### WHAT YOU NEED TO DO
Write out the listing below in full and exactly, leaving out every picture.

———

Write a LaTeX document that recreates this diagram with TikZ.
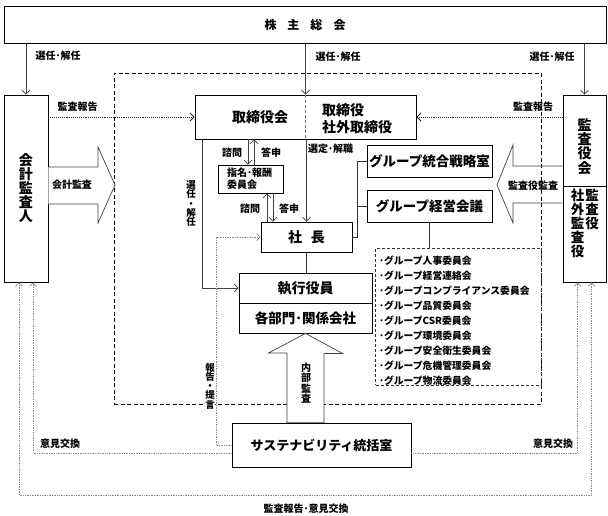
\documentclass[tikz,border=0pt]{standalone}
\usepackage{fontspec}
\setmainfont{Noto Sans CJK JP}
\usetikzlibrary{arrows.meta}
\newcommand\myfs[2]{\fontsize{#1}{#2}\selectfont\bfseries}
\begin{document}
\begin{tikzpicture}[x=1pt,y=-1pt,
  box/.style={draw=black, line width=0.8pt, fill=white, inner sep=0pt, align=center},
  txt/.style={inner sep=0pt, align=center},
  lbl/.style={inner sep=0pt, font=\myfs{10}{10}},
  vlbl/.style={inner sep=0pt, align=center, font=\myfs{9.5}{9.3}},
  plain/.style={draw=black!80, line width=0.7pt},
  arr/.style={draw=black!75, line width=0.7pt, -{Straight Barb[length=4pt,width=8pt]}},
  dotk/.style={draw=black!85, line width=0.9pt, densely dotted, -{Straight Barb[length=4pt,width=8pt]}},
  dotg/.style={draw=black!45, line width=0.7pt, densely dotted, -{Straight Barb[length=3.5pt,width=7pt]}},
  bigarr/.style={draw=black!75, line width=0.7pt, fill=white},
  region/.style={draw=black, line width=0.8pt, dash pattern=on 4pt off 2.5pt, inner sep=0pt}]
\useasboundingbox (0,0) rectangle (608,515);

% dashed region
\node[region, minimum width=427, minimum height=331] (region) at (327.5,238.5) {};

% boxes
\node[box, minimum width=602, minimum height=37, font=\myfs{12}{12}] (soukai) at (305,24.5)
  {株\hspace{11pt}主\hspace{11pt}総\hspace{11pt}会};
\node[box, minimum width=44, minimum height=187] (kaikei) at (26,188.5) {};
\node[txt, font=\myfs{14}{14}] at (kaikei) {会\\計\\監\\査\\人};

\node[box, minimum width=43, minimum height=187] (kansa) at (584.5,188.5) {};
\draw[line width=0.8pt] (kansa.west |- 0,186) -- (kansa.east |- 0,186);
\node[txt, font=\myfs{14}{14.2}] (kansaT) at (584.5,146.5) {監\\査\\役\\会};
\node[txt, font=\myfs{13.5}{14}, anchor=north] (kansaR) at (592,189) {監\\査\\役};
\node[txt, font=\myfs{13.5}{14}, anchor=north] (kansaL) at (577.5,189) {社\\外\\監\\査\\役};

\node[box, minimum width=221, minimum height=44] (tori) at (305.5,117) {};
\draw[black!55, line width=0.5pt, densely dashed] (tori.north) -- (tori.south);
\node[txt, font=\myfs{14}{14}] (toriA) at (260,117.5) {取締役会};
\node[txt, font=\myfs{14}{17}, align=left, anchor=west] (toriB) at (322,118.5) {取締役\\社外取締役};

\node[box, minimum width=65, minimum height=28] (shimei) at (250.5,179) {};
\node[txt, font=\myfs{10}{12}, align=left, anchor=west] (shimeiT) at (227,179) {指名･報酬\\委員会};

\node[box, minimum width=91, minimum height=30, font=\myfs{14}{14}] (shacho) at (306.5,237) {社\hspace{9pt}長};

\node[box, minimum width=125, minimum height=32, font=\myfs{13.5}{14}] (senryaku) at (429.5,161) {グループ統合戦略室};
\node[box, minimum width=125, minimum height=32, font=\myfs{13.5}{14}] (keiei) at (429.5,206) {グループ経営会議};

\node[draw=black!80, line width=0.6pt, densely dashed, inner sep=0pt, minimum width=166, minimum height=137] (list) at (458.5,316.5) {};
\node[inner sep=0pt, anchor=west, align=left, font=\myfs{9.8}{15}] (listT) at (379,320.5)
  {･グループ人事委員会\\･グループ経営連絡会\\･グループコンプライアンス委員会\\･グループ品質委員会\\･グループCSR委員会\\･グループ環境委員会\\･グループ安全衛生委員会\\･グループ危機管理委員会\\･グループ物流委員会};

\node[box, minimum width=133, minimum height=30, font=\myfs{14}{14}] (shikkou) at (305.5,288) {執行役員};
\node[box, minimum width=133, minimum height=30, font=\myfs{13.5}{14}] (kakubu) at (305.5,318) {各部門･関係会社};

\node[box, minimum width=179, minimum height=44, font=\myfs{13}{13}] (sus) at (321.5,445) {サステナビリティ統括室};

% arrows from 株主総会
\draw[arr] (soukai.south -| kaikei.north) -- (kaikei.north);
\draw[arr] (soukai.south -| tori.north) -- (tori.north);
\draw[arr] (soukai.south -| kansa.north) -- (kansa.north);
\node[lbl] (l1) at (58,56) {選任･解任};
\node[lbl] (l2) at (338,57) {選任･解任};
\node[lbl] (l3) at (552,57) {選任･解任};

% audit reports (dotted)
\draw[dotk] (kaikei.east |- tori.west) -- (tori.west);
\draw[dotk] (kansa.west |- tori.east) -- (tori.east);
\node[lbl] (l4) at (77.5,107) {監査報告};
\node[lbl] (l5) at (533,107) {監査報告};

% big arrows
\draw[bigarr] (kaikei.east |- 0,167) -- (98,167) -- (98,147) -- (115,185) -- (98,223) -- (98,204) -- (kaikei.east |- 0,204);
\node[lbl] (l6) at (72,185) {会計監査};
\draw[draw=black!75, line width=0.7pt] (kansa.west |- 0,166) -- (513,166) -- (513,145) -- (497,185) -- (513,223) -- (513,203) -- (kansa.west |- 0,203);
\node[lbl] (l7) at (533,186) {監査役監査};
\draw[bigarr] (kakubu.south) -- ++(37,20) -- ++(-18.5,0) -- (sus.north -| 324,0) -- (sus.north -| 287,0) -- (287,353) -- (268.5,353) -- cycle;
\node[txt, font=\myfs{10}{10.3}] (l8) at (306,383) {内\\部\\監\\査};

% board internal
\draw[arr] (tori.south -| 248,0) -- (shimei.north -| 248,0);
\draw[arr] (shimei.north -| 254,0) -- (tori.south -| 254,0);
\draw[arr] (shacho.north -| 267,0) -- (shimei.south -| 267,0);
\draw[arr] (shimei.south -| 273,0) -- (shacho.north -| 273,0);
\node[lbl] (l9) at (232,153) {諮問};
\node[lbl] (l10) at (271,153) {答申};
\node[lbl] (l11) at (250,209) {諮問};
\node[lbl] (l12) at (289,209) {答申};

\draw[arr] (tori.south -| shacho.north) -- (shacho.north);
\node[lbl, anchor=west] (l13) at (308,149) {選定･解職};

\draw[arr] ([xshift=8pt]tori.south west) |- (shikkou.west);
\node[vlbl] (l14) at (191,203.5) {選\\任\\・\\解\\任};

\draw[plain] (shacho.south) -- (shikkou.north -| shacho.south);
\draw[plain] (shacho.east) -- ++(5,0) |- (senryaku.west);
\draw[plain] (shacho.east) ++(5,0) |- (keiei.west);
\draw[plain] (keiei.south) -- (keiei.south |- list.north);

% dotted report lines
\draw[dotg] (sus.west) -- ++(-15,0) |- (shacho.west);
\node[vlbl, fill=white] (l15) at (210,386) {報\\告\\・\\提\\言};

\draw[dotg] ([yshift=-8pt]sus.west) -| ([xshift=7pt]kaikei.south);
\draw[dotg] ([yshift=-8pt]sus.east) -| ([xshift=-7pt]kansa.south);
\coordinate (bot) at (306,495);
\draw[dotg, {Straight Barb[length=3.5pt,width=7pt]}-{Straight Barb[length=3.5pt,width=7pt]}] ([xshift=-7pt]kaikei.south) |- (bot) -| ([xshift=7pt]kansa.south);
\node[lbl] (l16) at (60,444) {意見交換};
\node[lbl] (l17) at (553,444) {意見交換};
\node[lbl] (l18) at (306,509) {監査報告･意見交換};
\end{tikzpicture}
\end{document}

———

### SOLVED EXERCISE
Write a LaTeX document that recreates this diagram with TikZ.
\documentclass[tikz,border=0pt]{standalone}
\usepackage{fontspec}
\setmainfont{Noto Sans CJK JP}
\usetikzlibrary{arrows.meta}
\newcommand\myfs[2]{\fontsize{#1}{#2}\selectfont\bfseries}
\begin{document}
\begin{tikzpicture}[x=1pt,y=-1pt,
  box/.style={draw=black, line width=0.8pt, fill=white, inner sep=0pt, align=center},
  txt/.style={inner sep=0pt, align=center},
  lbl/.style={inner sep=0pt, font=\myfs{10}{10}},
  vlbl/.style={inner sep=0pt, align=center, font=\myfs{9.5}{9.3}},
  plain/.style={draw=black!80, line width=0.7pt},
  arr/.style={draw=black!75, line width=0.7pt, -{Straight Barb[length=4pt,width=8pt]}},
  dotk/.style={draw=black!85, line width=0.9pt, densely dotted, -{Straight Barb[length=4pt,width=8pt]}},
  dotg/.style={draw=black!45, line width=0.7pt, densely dotted, -{Straight Barb[length=3.5pt,width=7pt]}},
  bigarr/.style={draw=black!75, line width=0.7pt, fill=white},
  region/.style={draw=black, line width=0.8pt, dash pattern=on 4pt off 2.5pt, inner sep=0pt}]
\useasboundingbox (0,0) rectangle (608,515);

% dashed region
\node[region, minimum width=427, minimum height=331] (region) at (327.5,238.5) {};

% boxes
\node[box, minimum width=602, minimum height=37, font=\myfs{12}{12}] (soukai) at (305,24.5)
  {株\hspace{11pt}主\hspace{11pt}総\hspace{11pt}会};
\node[box, minimum width=44, minimum height=187] (kaikei) at (26,188.5) {};
\node[txt, font=\myfs{14}{14}] at (kaikei) {会\\計\\監\\査\\人};

\node[box, minimum width=43, minimum height=187] (kansa) at (584.5,188.5) {};
\draw[line width=0.8pt] (kansa.west |- 0,186) -- (kansa.east |- 0,186);
\node[txt, font=\myfs{14}{14.2}] (kansaT) at (584.5,146.5) {監\\査\\役\\会};
\node[txt, font=\myfs{13.5}{14}, anchor=north] (kansaR) at (592,189) {監\\査\\役};
\node[txt, font=\myfs{13.5}{14}, anchor=north] (kansaL) at (577.5,189) {社\\外\\監\\査\\役};

\node[box, minimum width=221, minimum height=44] (tori) at (305.5,117) {};
\draw[black!55, line width=0.5pt, densely dashed] (tori.north) -- (tori.south);
\node[txt, font=\myfs{14}{14}] (toriA) at (260,117.5) {取締役会};
\node[txt, font=\myfs{14}{17}, align=left, anchor=west] (toriB) at (322,118.5) {取締役\\社外取締役};

\node[box, minimum width=65, minimum height=28] (shimei) at (250.5,179) {};
\node[txt, font=\myfs{10}{12}, align=left, anchor=west] (shimeiT) at (227,179) {指名･報酬\\委員会};

\node[box, minimum width=91, minimum height=30, font=\myfs{14}{14}] (shacho) at (306.5,237) {社\hspace{9pt}長};

\node[box, minimum width=125, minimum height=32, font=\myfs{13.5}{14}] (senryaku) at (429.5,161) {グループ統合戦略室};
\node[box, minimum width=125, minimum height=32, font=\myfs{13.5}{14}] (keiei) at (429.5,206) {グループ経営会議};

\node[draw=black!80, line width=0.6pt, densely dashed, inner sep=0pt, minimum width=166, minimum height=137] (list) at (458.5,316.5) {};
\node[inner sep=0pt, anchor=west, align=left, font=\myfs{9.8}{15}] (listT) at (379,320.5)
  {･グループ人事委員会\\･グループ経営連絡会\\･グループコンプライアンス委員会\\･グループ品質委員会\\･グループCSR委員会\\･グループ環境委員会\\･グループ安全衛生委員会\\･グループ危機管理委員会\\･グループ物流委員会};

\node[box, minimum width=133, minimum height=30, font=\myfs{14}{14}] (shikkou) at (305.5,288) {執行役員};
\node[box, minimum width=133, minimum height=30, font=\myfs{13.5}{14}] (kakubu) at (305.5,318) {各部門･関係会社};

\node[box, minimum width=179, minimum height=44, font=\myfs{13}{13}] (sus) at (321.5,445) {サステナビリティ統括室};

% arrows from 株主総会
\draw[arr] (soukai.south -| kaikei.north) -- (kaikei.north);
\draw[arr] (soukai.south -| tori.north) -- (tori.north);
\draw[arr] (soukai.south -| kansa.north) -- (kansa.north);
\node[lbl] (l1) at (58,56) {選任･解任};
\node[lbl] (l2) at (338,57) {選任･解任};
\node[lbl] (l3) at (552,57) {選任･解任};

% audit reports (dotted)
\draw[dotk] (kaikei.east |- tori.west) -- (tori.west);
\draw[dotk] (kansa.west |- tori.east) -- (tori.east);
\node[lbl] (l4) at (77.5,107) {監査報告};
\node[lbl] (l5) at (533,107) {監査報告};

% big arrows
\draw[bigarr] (kaikei.east |- 0,167) -- (98,167) -- (98,147) -- (115,185) -- (98,223) -- (98,204) -- (kaikei.east |- 0,204);
\node[lbl] (l6) at (72,185) {会計監査};
\draw[draw=black!75, line width=0.7pt] (kansa.west |- 0,166) -- (513,166) -- (513,145) -- (497,185) -- (513,223) -- (513,203) -- (kansa.west |- 0,203);
\node[lbl] (l7) at (533,186) {監査役監査};
\draw[bigarr] (kakubu.south) -- ++(37,20) -- ++(-18.5,0) -- (sus.north -| 324,0) -- (sus.north -| 287,0) -- (287,353) -- (268.5,353) -- cycle;
\node[txt, font=\myfs{10}{10.3}] (l8) at (306,383) {内\\部\\監\\査};

% board internal
\draw[arr] (tori.south -| 248,0) -- (shimei.north -| 248,0);
\draw[arr] (shimei.north -| 254,0) -- (tori.south -| 254,0);
\draw[arr] (shacho.north -| 267,0) -- (shimei.south -| 267,0);
\draw[arr] (shimei.south -| 273,0) -- (shacho.north -| 273,0);
\node[lbl] (l9) at (232,153) {諮問};
\node[lbl] (l10) at (271,153) {答申};
\node[lbl] (l11) at (250,209) {諮問};
\node[lbl] (l12) at (289,209) {答申};

\draw[arr] (tori.south -| shacho.north) -- (shacho.north);
\node[lbl, anchor=west] (l13) at (308,149) {選定･解職};

\draw[arr] ([xshift=8pt]tori.south west) |- (shikkou.west);
\node[vlbl] (l14) at (191,203.5) {選\\任\\・\\解\\任};

\draw[plain] (shacho.south) -- (shikkou.north -| shacho.south);
\draw[plain] (shacho.east) -- ++(5,0) |- (senryaku.west);
\draw[plain] (shacho.east) ++(5,0) |- (keiei.west);
\draw[plain] (keiei.south) -- (keiei.south |- list.north);

% dotted report lines
\draw[dotg] (sus.west) -- ++(-15,0) |- (shacho.west);
\node[vlbl, fill=white] (l15) at (210,386) {報\\告\\・\\提\\言};

\draw[dotg] ([yshift=-8pt]sus.west) -| ([xshift=7pt]kaikei.south);
\draw[dotg] ([yshift=-8pt]sus.east) -| ([xshift=-7pt]kansa.south);
\coordinate (bot) at (306,495);
\draw[dotg, {Straight Barb[length=3.5pt,width=7pt]}-{Straight Barb[length=3.5pt,width=7pt]}] ([xshift=-7pt]kaikei.south) |- (bot) -| ([xshift=7pt]kansa.south);
\node[lbl] (l16) at (60,444) {意見交換};
\node[lbl] (l17) at (553,444) {意見交換};
\node[lbl] (l18) at (306,509) {監査報告･意見交換};
\end{tikzpicture}
\end{document}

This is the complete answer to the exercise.